### Brief
Gather all lines from the material that contain the word "code".

### Data

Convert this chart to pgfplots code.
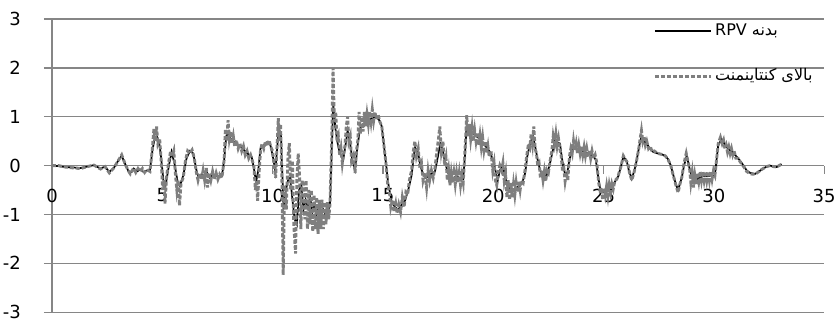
\documentclass[border=0pt]{standalone}
\usepackage{pgfplots}
\pgfplotsset{compat=1.18}
\usepackage{fontspec}
\setmainfont{DejaVu Sans}
\newfontfamily\arabicfont[Script=Arabic]{DejaVu Sans}
\TeXXeTstate=1
\definecolor{gridc}{HTML}{868686}
\definecolor{serc}{HTML}{7F7F7F}
\pgfplotstableread{
x y
0 0
0.3 -0.01
0.6 -0.03
1.0 -0.04
1.3 -0.05
1.6 -0.02
1.9 0.01
2.2 -0.06
2.4 -0.02
2.6 -0.13
2.8 -0.05
3.0 0.1
3.16 0.2
3.3 0.05
3.45 -0.1
3.55 -0.15
3.7 -0.06
3.85 -0.12
4.0 -0.08
4.15 -0.13
4.3 -0.1
4.44 -0.1
4.55 0.3
4.65 0.55
4.75 0.6
4.85 0.5
4.95 0.15
5.05 -0.3
5.15 -0.4
5.3 0.0
5.42 0.28
5.55 0.05
5.7 -0.35
5.8 -0.42
5.95 -0.2
6.1 0.15
6.25 0.3
6.4 0.25
6.55 -0.1
6.65 -0.25
6.8 -0.18
6.9 -0.22
7.0 -0.12
7.15 -0.25
7.3 -0.18
7.5 -0.22
7.7 -0.22
7.8 0.1
7.9 0.6
8.0 0.68
8.1 0.55
8.25 0.48
8.4 0.42
8.55 0.38
8.7 0.32
8.85 0.25
9.05 0.18
9.15 -0.05
9.25 -0.33
9.35 -0.1
9.45 0.35
9.6 0.42
9.75 0.48
9.9 0.42
10.05 0.1
10.12 -0.12
10.2 0.3
10.28 0.78
10.38 0.6
10.45 -0.3
10.5 -0.9
10.6 -0.5
10.7 -0.3
10.8 -0.25
10.9 -0.7
11.0 -1.1
11.1 -1.2
11.2 -0.5
11.3 -0.4
11.4 -0.9
11.5 -0.7
11.6 -0.85
11.7 -0.65
11.8 -0.95
11.9 -0.8
12.0 -1.0
12.1 -0.85
12.2 -1.0
12.3 -0.9
12.4 -1.0
12.5 -0.95
12.6 -0.8
12.68 0.3
12.75 1.25
12.85 0.75
12.95 0.45
13.05 0.25
13.2 0.12
13.3 0.4
13.4 0.72
13.5 0.5
13.62 0.1
13.74 -0.08
13.85 0.4
13.96 0.75
14.1 0.85
14.3 0.92
14.5 0.97
14.7 1.0
14.85 0.92
14.95 0.8
15.05 0.4
15.15 0.0
15.24 -0.36
15.4 -0.75
15.55 -0.85
15.7 -0.9
15.85 -0.8
16.0 -0.72
16.15 -0.5
16.3 -0.2
16.45 0.38
16.6 0.25
16.7 0.0
16.8 -0.15
16.95 -0.25
17.1 -0.2
17.25 -0.15
17.36 -0.12
17.5 0.2
17.6 0.45
17.7 0.35
17.8 0.1
17.95 -0.15
18.05 -0.23
18.2 -0.25
18.35 -0.22
18.5 -0.26
18.64 -0.28
18.72 0.2
18.8 0.85
18.95 0.72
19.1 0.65
19.3 0.58
19.48 0.5
19.65 0.4
19.85 0.28
20.0 0.1
20.08 -0.05
20.2 -0.32
20.3 -0.1
20.44 0.0
20.55 -0.25
20.67 -0.45
20.8 -0.48
20.9 -0.5
21.05 -0.45
21.2 -0.42
21.35 -0.3
21.45 -0.15
21.55 0.2
21.67 0.45
21.8 0.6
21.9 0.4
22.0 0.15
22.1 -0.05
22.2 -0.18
22.3 -0.2
22.42 -0.2
22.55 0.0
22.65 0.2
22.8 0.52
22.9 0.48
23.03 0.45
23.1 0.2
23.17 0.0
23.27 -0.2
23.33 -0.22
23.45 0.1
23.55 0.3
23.7 0.37
23.9 0.33
24.07 0.3
24.3 0.25
24.52 0.2
24.65 0.12
24.75 -0.2
24.84 -0.45
24.98 -0.55
25.15 -0.5
25.3 -0.48
25.44 -0.42
25.55 -0.3
25.67 -0.22
25.8 0.0
25.9 0.18
26.05 0.1
26.15 -0.1
26.28 -0.27
26.4 -0.1
26.5 0.1
26.62 0.4
26.73 0.61
26.85 0.5
26.96 0.45
27.1 0.35
27.25 0.28
27.45 0.25
27.64 0.23
27.8 0.2
27.93 0.13
28.05 0.0
28.15 -0.17
28.28 -0.38
28.38 -0.5
28.48 -0.35
28.55 -0.24
28.65 0.0
28.77 0.2
28.85 0.05
28.92 -0.1
29.05 -0.28
29.15 -0.34
29.25 -0.28
29.37 -0.24
29.5 -0.22
29.7 -0.22
29.9 -0.2
30.05 -0.2
30.12 0.1
30.2 0.42
30.36 0.54
30.48 0.45
30.58 0.38
30.72 0.32
30.87 0.27
31.0 0.2
31.19 0.1
31.35 0.0
31.49 -0.1
31.65 -0.15
31.87 -0.17
32.05 -0.12
32.2 -0.07
32.4 -0.02
32.55 0.0
32.7 -0.02
32.85 -0.03
33.07 0.03
}\rpv
\pgfplotstableread{
x y
0 0
0.3 0.0
0.6 -0.03
1.0 -0.05
1.3 -0.06
1.6 -0.02
1.9 0.01
2.2 -0.07
2.4 -0.02
2.6 -0.15
2.8 -0.05
3.0 0.1
3.16 0.22
3.3 0.05
3.45 -0.1
3.55 -0.17
3.7 -0.05
3.8 -0.14
3.9 -0.06
4.0 -0.12
4.1 -0.06
4.2 -0.14
4.3 -0.08
4.44 -0.12
4.55 0.35
4.62 0.75
4.68 0.5
4.74 0.8
4.8 0.45
4.88 0.55
4.95 0.1
5.02 -0.5
5.08 -0.3
5.12 -0.78
5.2 -0.2
5.3 0.1
5.38 0.3
5.45 0.2
5.52 0.3
5.6 -0.2
5.66 -0.5
5.72 -0.3
5.78 -0.82
5.85 -0.35
5.95 -0.25
6.05 0.1
6.15 0.3
6.25 0.25
6.35 0.32
6.45 0.15
6.55 -0.15
6.62 -0.3
6.7 -0.15
6.78 -0.28
6.85 -0.1
6.92 -0.3
7.0 -0.05
7.05 -0.45
7.12 -0.15
7.2 -0.3
7.28 -0.12
7.36 -0.28
7.44 -0.15
7.52 -0.28
7.6 -0.18
7.7 -0.25
7.8 0.1
7.86 0.75
7.92 0.5
7.98 0.93
8.04 0.55
8.1 0.7
8.16 0.45
8.22 0.6
8.28 0.4
8.36 0.52
8.44 0.35
8.52 0.45
8.6 0.3
8.68 0.4
8.76 0.22
8.84 0.3
8.92 0.15
9.0 0.22
9.08 0.1
9.15 0.0
9.22 -0.5
9.28 -0.3
9.32 -0.72
9.38 -0.2
9.45 0.3
9.52 0.45
9.6 0.35
9.68 0.5
9.76 0.4
9.84 0.52
9.92 0.38
10.0 0.3
10.08 -0.05
10.14 -0.25
10.2 0.4
10.26 0.97
10.3 0.5
10.36 0.85
10.42 -0.2
10.48 -2.24
10.54 -0.4
10.62 -0.9
10.7 0.2
10.76 0.46
10.82 -0.5
10.9 0.1
10.96 -1.2
11.04 -1.8
11.1 -0.3
11.16 0.25
11.22 -0.2
11.28 -1.3
11.34 -0.3
11.4 -0.4
11.46 -1.1
11.52 -0.3
11.58 -1.3
11.64 -0.5
11.7 -1.2
11.76 -0.5
11.82 -1.35
11.88 -0.6
11.94 -1.3
12.0 -0.65
12.06 -1.4
12.12 -0.7
12.18 -1.3
12.24 -0.7
12.3 -1.3
12.36 -0.75
12.42 -1.2
12.48 -0.75
12.54 -1.1
12.6 -0.8
12.68 0.5
12.74 2.0
12.8 0.9
12.86 1.1
12.92 0.5
12.98 0.6
13.04 0.2
13.1 0.35
13.16 0.05
13.22 0.25
13.28 0.4
13.34 0.8
13.4 1.0
13.46 0.5
13.52 0.6
13.58 0.1
13.66 0.2
13.74 -0.15
13.8 0.3
13.86 0.5
13.92 1.1
13.98 0.65
14.04 1.0
14.1 0.7
14.16 1.1
14.22 0.8
14.28 1.05
14.34 0.85
14.4 1.1
14.46 0.9
14.52 1.15
14.58 0.92
14.64 1.1
14.7 0.95
14.78 1.05
14.86 0.9
14.95 0.8
15.05 0.4
15.15 0.0
15.22 -0.4
15.3 -0.55
15.36 -0.85
15.44 -0.7
15.5 -0.95
15.58 -0.78
15.64 -0.98
15.72 -0.8
15.8 -0.95
15.88 -0.65
15.96 -0.85
16.04 -0.55
16.12 -0.6
16.2 -0.3
16.3 -0.1
16.38 0.3
16.45 0.5
16.52 0.2
16.6 0.35
16.68 -0.05
16.75 0.05
16.82 -0.3
16.9 -0.15
16.98 -0.45
17.05 -0.1
17.12 -0.3
17.2 -0.1
17.28 -0.25
17.36 -0.05
17.45 0.3
17.52 0.55
17.58 0.8
17.65 0.3
17.72 0.5
17.8 0.0
17.86 0.15
17.92 -0.3
17.98 -0.1
18.04 -0.4
18.1 -0.15
18.16 -0.35
18.22 -0.15
18.28 -0.38
18.34 -0.15
18.4 -0.35
18.46 -0.15
18.52 -0.4
18.58 -0.2
18.64 -0.35
18.72 0.3
18.8 1.03
18.86 0.6
18.92 0.85
18.98 0.55
19.04 0.78
19.1 0.5
19.16 0.72
19.22 0.5
19.28 0.68
19.34 0.42
19.4 0.62
19.46 0.38
19.52 0.58
19.58 0.32
19.64 0.5
19.7 0.25
19.76 0.4
19.82 0.18
19.9 0.3
19.98 -0.1
20.04 0.05
20.1 -0.3
20.16 -0.4
20.22 -0.15
20.3 0.0
20.38 -0.1
20.44 0.05
20.5 -0.3
20.56 -0.15
20.62 -0.65
20.68 -0.3
20.74 -0.7
20.8 -0.35
20.86 -0.65
20.92 -0.38
20.98 -0.6
21.04 -0.35
21.1 -0.55
21.16 -0.32
21.22 -0.5
21.28 -0.3
21.36 -0.35
21.44 -0.1
21.52 0.2
21.6 0.45
21.66 0.38
21.72 0.65
21.78 0.45
21.84 0.8
21.9 0.35
21.96 0.25
22.02 0.0
22.08 0.05
22.14 -0.25
22.2 -0.1
22.26 -0.3
22.32 -0.12
22.38 -0.32
22.44 -0.1
22.5 -0.15
22.58 0.1
22.66 0.3
22.72 0.6
22.78 0.45
22.84 0.65
22.9 0.4
22.96 0.55
23.02 0.35
23.08 0.2
23.14 -0.1
23.2 -0.05
23.26 -0.32
23.32 -0.15
23.38 -0.3
23.46 0.2
23.52 0.35
23.58 0.25
23.64 0.5
23.7 0.3
23.76 0.45
23.82 0.25
23.88 0.42
23.94 0.25
24.0 0.4
24.06 0.22
24.12 0.38
24.18 0.2
24.24 0.35
24.3 0.18
24.36 0.32
24.42 0.15
24.48 0.3
24.55 0.15
24.62 0.22
24.7 0.05
24.78 -0.35
24.84 -0.5
24.9 -0.45
24.96 -0.7
25.02 -0.45
25.08 -0.6
25.14 -0.42
25.2 -0.62
25.26 -0.4
25.32 -0.55
25.38 -0.38
25.44 -0.48
25.52 -0.3
25.6 -0.28
25.67 -0.2
25.8 0.0
25.9 0.2
26.0 0.12
26.1 0.05
26.18 -0.15
26.28 -0.3
26.38 -0.15
26.5 0.1
26.6 0.35
26.66 0.55
26.72 0.72
26.78 0.5
26.84 0.6
26.9 0.42
26.96 0.5
27.04 0.35
27.12 0.4
27.2 0.28
27.3 0.3
27.45 0.25
27.64 0.23
27.8 0.2
27.93 0.12
28.05 0.0
28.15 -0.18
28.28 -0.4
28.38 -0.55
28.48 -0.35
28.55 -0.24
28.65 0.05
28.75 0.25
28.82 0.1
28.9 -0.05
28.96 -0.35
29.02 -0.15
29.08 -0.45
29.14 -0.2
29.2 -0.38
29.26 -0.15
29.32 -0.32
29.38 -0.12
29.44 -0.3
29.5 -0.12
29.56 -0.3
29.62 -0.12
29.68 -0.3
29.74 -0.12
29.8 -0.3
29.86 -0.12
29.92 -0.28
29.98 -0.12
30.05 -0.2
30.12 0.1
30.2 0.45
30.3 0.58
30.38 0.45
30.44 0.52
30.5 0.35
30.56 0.42
30.62 0.28
30.68 0.38
30.74 0.25
30.8 0.35
30.86 0.22
30.92 0.3
31.0 0.15
31.1 0.15
31.19 0.08
31.35 -0.02
31.49 -0.12
31.65 -0.17
31.87 -0.18
32.05 -0.12
32.2 -0.07
32.4 -0.02
32.55 0.0
32.7 -0.02
32.85 -0.03
33.07 0.03
}\cont
\begin{document}
\begin{tikzpicture}
\begin{axis}[
  scale only axis,
  width=386pt, height=146.5pt,
  xmin=0, xmax=35, ymin=-3, ymax=3,
  axis x line=middle, axis y line=left,
  axis line style={draw=gridc, line width=0.6pt, -},
  hide obscured x ticks=false, hide obscured y ticks=false,
  xtick={0,5,...,35}, xticklabels={0,5,10,15,20,25,30,35},
  ytick={-3,...,3}, yticklabels={-3,-2,-1,0,1,2,3},
  tick align=outside,
  major tick length=4pt,
  tick style={draw=gridc, line width=0.6pt},
  ymajorgrids,
  grid style={draw=gridc, line width=0.6pt},
  tick label style={font=\fontsize{9}{10}\selectfont, text=black},
  xticklabel shift=4pt,
  yticklabel style={anchor=east, xshift=-8pt},
  legend style={draw=none, fill=none, at={(axis description cs:0.7785,0.995)}, anchor=north west,
    font=\fontsize{8}{9}\selectfont, row sep=12pt, inner sep=0pt,
    nodes={inner sep=1.5pt}},
  legend cell align=left,
  legend image code/.code={\draw[#1] (0cm,0cm) -- (0.98cm,0cm);},
  clip=true,
]
\addplot[black, line width=0.85pt] table[x=x,y=y]{\rpv};
\addlegendentry{RPV {\arabicfont\beginR بدنه\endR}}
\addplot[serc, line width=1.45pt, dash pattern=on 2pt off 1pt] table[x=x,y=y]{\cont};
\addlegendentry{{\arabicfont\beginR بالای کنتاینمنت\endR}}
\coordinate (bb1) at (axis cs:-2.357,-3.166);
\coordinate (bb2) at (axis cs:35.63,3.391);
\end{axis}
\pgfresetboundingbox
\useasboundingbox (bb1) rectangle (bb2);
\end{tikzpicture}
\end{document}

### Complete response
Convert this chart to pgfplots code.
  legend image code/.code={\draw[#1] (0cm,0cm) -- (0.98cm,0cm);},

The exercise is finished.